Are you looking for an interesting and different place to have lunch? Are you in search of a menu filled with unusual and hard to find Costa Rican dishes? If so, have you considered la Fonda (The Inn) at the Museum of Popular Culture (Museo de Cultura Popular)? Look no further—this is the place for you!

The Museum is located in Santa Lucía de Barva, off the road between Heredia Center and Barva. Sundays are family days at the museum and currently there is an ongoing event celebrating Costa Rican cooking—traditional and innovative cuisine.

The museum is housed on the grounds of an estate that belonged to the family of a former president—Alfredo Gonzáles Flores. The gardens are lovely and attract some good birds. We were fortunate enough to watch a Blue-crested Motmot while we had lunch. Apart from the food, it’s a peaceful and pretty place to visit.

I had lunch there recently with three friends, one of whom is a Tica chef—a great source of information on the dishes we tried and discussed. My chef friend ordered olla de carne—pot of meat—and it was a culinary expedition in a bowl. In addition to a generous portion of meat and very flavorful broth, it had big chunks of at least squash, carrot, taro, chayote squash, potato, corn, and plantain (ayote, zanahoria, ñampí, chayote, papa, elote, and plátano). Part of the fun of ordering olla de carne is exploring the ingredients—they vary widely.
If there were a Costa Rican national dish, it would be olla de carne.
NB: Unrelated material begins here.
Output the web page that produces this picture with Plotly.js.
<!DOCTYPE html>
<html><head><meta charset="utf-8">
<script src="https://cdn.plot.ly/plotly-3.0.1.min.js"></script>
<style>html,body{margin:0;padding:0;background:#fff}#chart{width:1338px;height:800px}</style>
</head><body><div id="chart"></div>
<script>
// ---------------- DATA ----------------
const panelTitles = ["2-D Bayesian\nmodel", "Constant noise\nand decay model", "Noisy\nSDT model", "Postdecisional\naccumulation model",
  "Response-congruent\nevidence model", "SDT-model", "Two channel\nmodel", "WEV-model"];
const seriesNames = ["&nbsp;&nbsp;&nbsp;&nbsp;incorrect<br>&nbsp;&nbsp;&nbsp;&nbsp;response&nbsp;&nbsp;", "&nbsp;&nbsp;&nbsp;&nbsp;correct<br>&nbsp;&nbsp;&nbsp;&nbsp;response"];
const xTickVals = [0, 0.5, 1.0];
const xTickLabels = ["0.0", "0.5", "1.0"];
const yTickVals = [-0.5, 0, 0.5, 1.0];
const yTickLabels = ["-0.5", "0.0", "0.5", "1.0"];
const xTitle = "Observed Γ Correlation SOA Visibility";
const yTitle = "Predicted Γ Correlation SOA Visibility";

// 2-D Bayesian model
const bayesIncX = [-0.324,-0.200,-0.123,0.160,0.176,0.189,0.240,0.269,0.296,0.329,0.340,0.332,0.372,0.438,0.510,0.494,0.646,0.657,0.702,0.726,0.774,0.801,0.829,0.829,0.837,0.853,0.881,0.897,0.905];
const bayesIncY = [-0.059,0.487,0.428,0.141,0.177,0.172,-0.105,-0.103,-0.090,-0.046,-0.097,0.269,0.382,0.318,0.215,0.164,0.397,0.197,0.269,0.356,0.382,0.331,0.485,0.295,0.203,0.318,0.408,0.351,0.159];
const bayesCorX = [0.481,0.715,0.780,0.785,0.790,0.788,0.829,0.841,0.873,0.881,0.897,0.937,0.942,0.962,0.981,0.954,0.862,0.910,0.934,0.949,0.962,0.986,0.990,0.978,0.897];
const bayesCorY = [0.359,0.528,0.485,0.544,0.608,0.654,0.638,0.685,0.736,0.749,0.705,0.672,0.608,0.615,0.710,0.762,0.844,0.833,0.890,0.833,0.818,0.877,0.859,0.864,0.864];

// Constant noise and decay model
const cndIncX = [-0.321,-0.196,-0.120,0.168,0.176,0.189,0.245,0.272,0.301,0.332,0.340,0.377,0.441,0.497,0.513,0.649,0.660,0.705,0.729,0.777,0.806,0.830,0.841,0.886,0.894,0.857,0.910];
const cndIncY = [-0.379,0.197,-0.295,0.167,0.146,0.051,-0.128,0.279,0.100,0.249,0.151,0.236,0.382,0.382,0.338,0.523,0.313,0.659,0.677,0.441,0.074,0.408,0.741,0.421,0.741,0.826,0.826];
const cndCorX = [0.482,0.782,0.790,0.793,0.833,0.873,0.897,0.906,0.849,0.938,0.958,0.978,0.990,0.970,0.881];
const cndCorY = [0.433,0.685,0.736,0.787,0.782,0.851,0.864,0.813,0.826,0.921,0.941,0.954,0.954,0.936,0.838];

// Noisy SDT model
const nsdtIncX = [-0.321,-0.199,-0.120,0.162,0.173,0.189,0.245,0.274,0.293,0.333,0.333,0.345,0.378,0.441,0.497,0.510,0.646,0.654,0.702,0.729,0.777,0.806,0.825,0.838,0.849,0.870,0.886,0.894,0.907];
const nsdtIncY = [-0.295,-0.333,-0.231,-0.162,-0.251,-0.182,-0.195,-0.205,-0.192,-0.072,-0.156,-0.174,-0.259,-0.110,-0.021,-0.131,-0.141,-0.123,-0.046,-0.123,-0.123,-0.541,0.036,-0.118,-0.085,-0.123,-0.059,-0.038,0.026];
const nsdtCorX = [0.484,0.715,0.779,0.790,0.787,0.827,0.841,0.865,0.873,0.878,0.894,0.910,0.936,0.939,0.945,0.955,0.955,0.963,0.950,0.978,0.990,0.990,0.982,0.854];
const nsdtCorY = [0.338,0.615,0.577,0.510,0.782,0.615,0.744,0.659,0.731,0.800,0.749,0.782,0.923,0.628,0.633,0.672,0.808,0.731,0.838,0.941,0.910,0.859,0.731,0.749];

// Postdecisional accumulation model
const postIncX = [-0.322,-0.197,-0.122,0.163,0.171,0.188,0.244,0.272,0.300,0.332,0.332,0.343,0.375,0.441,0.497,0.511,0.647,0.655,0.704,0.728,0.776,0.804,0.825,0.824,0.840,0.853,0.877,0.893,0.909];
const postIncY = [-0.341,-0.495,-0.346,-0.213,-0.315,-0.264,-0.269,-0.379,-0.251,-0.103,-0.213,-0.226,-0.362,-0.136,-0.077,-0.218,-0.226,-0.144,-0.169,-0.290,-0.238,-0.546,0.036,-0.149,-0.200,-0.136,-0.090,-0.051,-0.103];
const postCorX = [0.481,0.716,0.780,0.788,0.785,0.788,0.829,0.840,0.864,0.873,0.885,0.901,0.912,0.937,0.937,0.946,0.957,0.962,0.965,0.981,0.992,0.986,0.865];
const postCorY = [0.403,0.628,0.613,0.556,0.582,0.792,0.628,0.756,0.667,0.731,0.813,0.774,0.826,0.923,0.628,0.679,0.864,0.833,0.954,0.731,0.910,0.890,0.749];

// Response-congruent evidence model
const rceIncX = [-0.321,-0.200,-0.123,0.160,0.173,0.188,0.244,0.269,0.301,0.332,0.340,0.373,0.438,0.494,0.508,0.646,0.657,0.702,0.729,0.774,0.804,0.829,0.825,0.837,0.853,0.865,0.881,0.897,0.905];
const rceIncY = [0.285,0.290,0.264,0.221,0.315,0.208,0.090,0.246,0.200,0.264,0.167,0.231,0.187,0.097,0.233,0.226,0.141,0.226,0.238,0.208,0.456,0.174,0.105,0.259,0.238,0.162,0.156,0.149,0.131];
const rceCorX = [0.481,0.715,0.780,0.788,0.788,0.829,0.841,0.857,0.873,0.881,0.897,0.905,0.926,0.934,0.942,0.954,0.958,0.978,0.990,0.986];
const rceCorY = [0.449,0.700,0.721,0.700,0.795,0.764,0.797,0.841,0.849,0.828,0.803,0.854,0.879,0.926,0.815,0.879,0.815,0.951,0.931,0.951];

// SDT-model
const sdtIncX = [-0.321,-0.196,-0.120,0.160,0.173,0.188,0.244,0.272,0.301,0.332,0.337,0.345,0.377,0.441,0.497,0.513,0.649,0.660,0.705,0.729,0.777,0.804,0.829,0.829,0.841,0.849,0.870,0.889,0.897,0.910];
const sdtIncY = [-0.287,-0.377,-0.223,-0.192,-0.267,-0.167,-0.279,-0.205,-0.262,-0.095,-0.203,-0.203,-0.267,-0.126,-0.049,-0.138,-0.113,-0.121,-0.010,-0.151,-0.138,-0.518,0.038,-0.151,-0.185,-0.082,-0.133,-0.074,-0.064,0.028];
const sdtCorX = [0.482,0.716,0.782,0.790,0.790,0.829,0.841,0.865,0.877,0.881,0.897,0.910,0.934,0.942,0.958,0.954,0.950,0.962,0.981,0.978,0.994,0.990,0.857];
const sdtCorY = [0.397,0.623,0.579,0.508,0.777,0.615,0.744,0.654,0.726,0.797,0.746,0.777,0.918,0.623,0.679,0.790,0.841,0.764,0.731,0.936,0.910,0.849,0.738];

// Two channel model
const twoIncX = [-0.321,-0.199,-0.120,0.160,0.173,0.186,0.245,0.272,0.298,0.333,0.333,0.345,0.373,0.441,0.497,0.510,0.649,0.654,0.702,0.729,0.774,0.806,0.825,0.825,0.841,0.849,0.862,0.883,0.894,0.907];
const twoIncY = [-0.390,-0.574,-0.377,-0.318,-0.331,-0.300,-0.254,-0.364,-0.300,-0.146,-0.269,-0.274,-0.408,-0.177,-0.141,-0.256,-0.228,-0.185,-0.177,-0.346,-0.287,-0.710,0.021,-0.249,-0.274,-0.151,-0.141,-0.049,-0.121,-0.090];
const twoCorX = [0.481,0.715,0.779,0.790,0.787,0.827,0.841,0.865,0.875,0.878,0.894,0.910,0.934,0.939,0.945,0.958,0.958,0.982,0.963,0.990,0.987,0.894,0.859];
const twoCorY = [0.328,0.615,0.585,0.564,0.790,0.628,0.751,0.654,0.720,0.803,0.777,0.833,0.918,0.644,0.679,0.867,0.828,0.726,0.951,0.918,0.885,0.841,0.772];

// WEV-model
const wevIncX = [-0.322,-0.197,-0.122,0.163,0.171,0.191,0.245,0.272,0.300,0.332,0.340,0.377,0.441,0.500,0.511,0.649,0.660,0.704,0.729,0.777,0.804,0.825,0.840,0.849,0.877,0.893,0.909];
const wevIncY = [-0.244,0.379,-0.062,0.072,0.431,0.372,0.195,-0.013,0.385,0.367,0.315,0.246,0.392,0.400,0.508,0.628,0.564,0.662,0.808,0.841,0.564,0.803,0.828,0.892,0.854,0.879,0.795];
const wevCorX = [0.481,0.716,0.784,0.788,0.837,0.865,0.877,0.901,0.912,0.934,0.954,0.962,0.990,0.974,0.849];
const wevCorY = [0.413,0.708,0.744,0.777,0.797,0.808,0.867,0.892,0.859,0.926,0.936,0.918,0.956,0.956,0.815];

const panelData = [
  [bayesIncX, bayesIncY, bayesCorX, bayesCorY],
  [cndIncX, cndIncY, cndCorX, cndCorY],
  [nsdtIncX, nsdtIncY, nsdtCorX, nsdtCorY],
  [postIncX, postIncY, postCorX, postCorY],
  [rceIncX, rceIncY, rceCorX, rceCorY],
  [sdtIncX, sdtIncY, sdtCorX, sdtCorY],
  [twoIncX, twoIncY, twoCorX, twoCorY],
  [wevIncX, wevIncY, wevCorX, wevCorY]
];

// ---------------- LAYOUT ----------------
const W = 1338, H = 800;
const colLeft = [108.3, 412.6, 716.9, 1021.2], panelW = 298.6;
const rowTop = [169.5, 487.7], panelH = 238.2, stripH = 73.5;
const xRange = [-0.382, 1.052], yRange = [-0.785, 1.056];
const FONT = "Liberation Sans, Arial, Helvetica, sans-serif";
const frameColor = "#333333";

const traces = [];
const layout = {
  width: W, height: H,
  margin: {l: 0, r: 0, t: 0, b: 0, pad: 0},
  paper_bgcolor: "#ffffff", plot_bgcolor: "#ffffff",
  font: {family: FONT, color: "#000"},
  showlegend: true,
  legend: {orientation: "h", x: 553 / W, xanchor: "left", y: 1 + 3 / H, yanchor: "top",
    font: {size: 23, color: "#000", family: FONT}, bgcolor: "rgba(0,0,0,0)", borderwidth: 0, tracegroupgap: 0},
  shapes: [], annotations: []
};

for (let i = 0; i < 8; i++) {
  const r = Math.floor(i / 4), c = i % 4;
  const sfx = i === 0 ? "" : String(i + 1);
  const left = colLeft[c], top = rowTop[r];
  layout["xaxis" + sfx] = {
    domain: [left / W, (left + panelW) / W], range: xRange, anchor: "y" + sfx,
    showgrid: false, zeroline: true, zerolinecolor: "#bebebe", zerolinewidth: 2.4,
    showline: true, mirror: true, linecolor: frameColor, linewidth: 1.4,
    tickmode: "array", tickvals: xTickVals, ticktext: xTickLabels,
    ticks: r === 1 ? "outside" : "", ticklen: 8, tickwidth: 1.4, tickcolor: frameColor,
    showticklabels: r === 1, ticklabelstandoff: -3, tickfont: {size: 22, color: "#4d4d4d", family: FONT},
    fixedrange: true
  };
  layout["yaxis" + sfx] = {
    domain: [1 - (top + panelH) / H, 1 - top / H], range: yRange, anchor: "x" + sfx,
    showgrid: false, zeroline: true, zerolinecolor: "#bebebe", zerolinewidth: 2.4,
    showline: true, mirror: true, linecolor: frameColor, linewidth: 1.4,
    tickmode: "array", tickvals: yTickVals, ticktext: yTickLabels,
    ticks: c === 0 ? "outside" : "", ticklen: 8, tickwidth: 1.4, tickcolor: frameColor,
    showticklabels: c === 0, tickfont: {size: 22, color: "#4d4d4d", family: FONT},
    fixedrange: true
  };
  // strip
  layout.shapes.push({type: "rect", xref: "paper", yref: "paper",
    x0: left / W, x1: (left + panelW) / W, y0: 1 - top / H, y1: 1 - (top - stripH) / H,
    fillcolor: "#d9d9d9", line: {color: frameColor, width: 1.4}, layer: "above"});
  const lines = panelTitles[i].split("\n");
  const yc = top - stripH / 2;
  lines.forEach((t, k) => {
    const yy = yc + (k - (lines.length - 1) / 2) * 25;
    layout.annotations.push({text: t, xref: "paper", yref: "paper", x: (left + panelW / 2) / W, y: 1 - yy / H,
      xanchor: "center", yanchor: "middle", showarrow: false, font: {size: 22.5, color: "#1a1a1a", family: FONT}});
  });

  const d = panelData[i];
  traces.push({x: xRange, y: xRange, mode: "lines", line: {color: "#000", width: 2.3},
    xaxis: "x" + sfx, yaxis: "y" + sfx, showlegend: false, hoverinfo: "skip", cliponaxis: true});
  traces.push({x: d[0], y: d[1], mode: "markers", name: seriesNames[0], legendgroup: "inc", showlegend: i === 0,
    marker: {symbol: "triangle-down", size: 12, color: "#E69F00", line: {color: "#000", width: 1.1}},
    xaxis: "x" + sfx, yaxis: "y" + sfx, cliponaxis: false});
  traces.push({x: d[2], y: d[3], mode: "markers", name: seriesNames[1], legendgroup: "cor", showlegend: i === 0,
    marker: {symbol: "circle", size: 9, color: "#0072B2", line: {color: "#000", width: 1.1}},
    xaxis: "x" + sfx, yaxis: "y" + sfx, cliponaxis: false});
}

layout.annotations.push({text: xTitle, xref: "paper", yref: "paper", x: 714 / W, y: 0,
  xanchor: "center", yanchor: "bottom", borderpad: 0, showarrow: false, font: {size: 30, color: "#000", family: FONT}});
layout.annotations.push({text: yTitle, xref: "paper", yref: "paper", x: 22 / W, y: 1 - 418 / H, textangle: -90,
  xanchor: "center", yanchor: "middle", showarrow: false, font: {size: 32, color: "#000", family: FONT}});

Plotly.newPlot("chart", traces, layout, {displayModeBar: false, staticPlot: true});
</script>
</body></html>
This dish traces its origins back to a Jewish dish called adafina and the traditional Spanish olla podrida. Olla podrida is often saddled with the unappetizing mistranslation of rotten pot. In fact, the term means powerful pot or strong pot in old Spanish. Don Quijote was not so demented as to fail to appreciate of this dish.

I ordered gallito de picadillo de arracache con chicasquil—shredded arracacha (yes, that’s the English translation) served on a corn tortilla. The arracacha was fortified with chicasquil, a tree leaf (Cnidoscolus acontifolius) often compared to spinach in terms of nutrition. In fact, there is a chicasquil tree in the garden of the museum. Arracacha is a traditional root from Peru brought to Costa Rica by the Spanish.

My neighbor ordered an almuercito de campesino, a peasant’s lunch. It consisted of rice, beans, plantain, and an egg omelet—all wrapped in a banana leaf for portability.
The chef’s daughter enjoyed a tamal de cerdo—pork tamale—and shared her mother’s ample olla de carne.

There were many other interesting dishes offered and the menu is not static—it is evolving. I cannot state with certainty what will be offered on any given Sunday, but I can promise you a fascinating excursion into Costa Rican cooking.

The Museum opened in 1994 as an extension of the National Autonomous University (Universidad Nacional Autónoma—UNA). Its mission is to strengthen the university’s bond with Costa Rican society and contribute to the betterment of the quality of life in Costa Rica. The museum hosts a number of permanent and temporary exhibits focusing on traditional Costa Rican life.

The title of the Sunday food event is Tradición e Innovación en Nuestra Cocina—Tradition and Innovation in our Cooking. It runs from 9 AM to 5 PM, but some dishes (e.g. olla da carne) aren’t ready until late morning or noon.